德国人认为,电动汽车成功与否,很大程度上受制于电动汽车的配套产品,例如充电桩分布是否合理。然而,德国移动与社会变化创新中心的研究表明,未来的变量,除了年轻人群倾向于分享车而非拥有车之外,消费者亦更加倾向灵活性的出行方式。因此把握未来的唯一的办法,就是做大规模的公路试验,从而预测可能的出行模式和消费行为。
在新的刺激政策下,德国政府先后资助了8个电动出行示范区以及4个示范窗项目,一则用于大规模户外研究,二则服务于电动出行的形象推广。以罢工和晚点著称、并积极寻求自身数字化转型的德国铁路公司则积极参与到其中的“柏林与勃兰登堡”示范窗项目。因此,这个项目从设计之初就定下了电动汽车与公共交通相结合的目标,并以此设计其租车业务。
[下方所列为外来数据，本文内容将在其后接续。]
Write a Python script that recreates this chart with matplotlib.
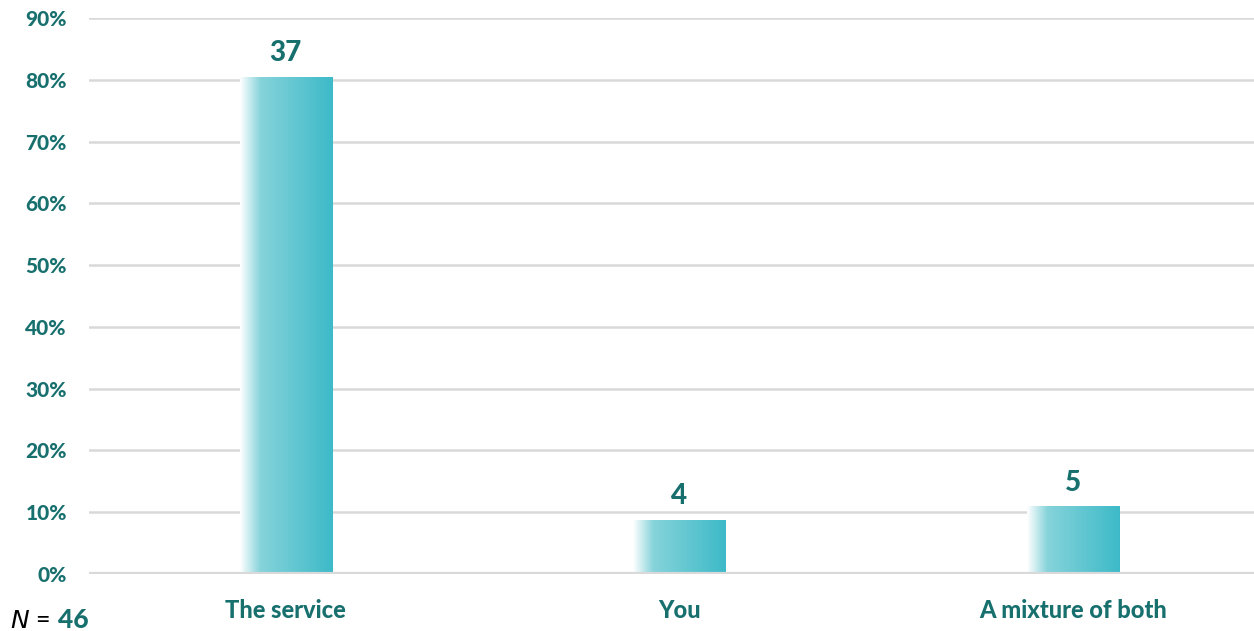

截至2014年1月1日,德国注册的12156辆电动轿车中,只有25.5%为私人所有,32.7%为车企所有,用作研究和推广。
是并网的电动汽车、智能交通、智能电网,还是燃料电池、氢燃料供给站和氢社会,这些已经远远超过电动汽车的技术路径,而是整个社会从一个均衡到另一个均衡的转变。
糟糕的是,一旦电动汽车超越了产业范畴,变成类似公共产品之时,它就变成了一个政治问题。
从一个均衡到另一个均衡,这在数学上可以被混沌理论或非线性所定义。在这样的转型中,每一个参与者面临的不确定性都是巨大的。
因此,政府的刺激政策不能像传统的反周期干预,或者是在赶超模式下,一味地集中资源来拉动需求,从而变相选择技术路径。否则,一旦选择错误,追随这一技术路径的企业们就把自己放在了加拉帕格斯岛上。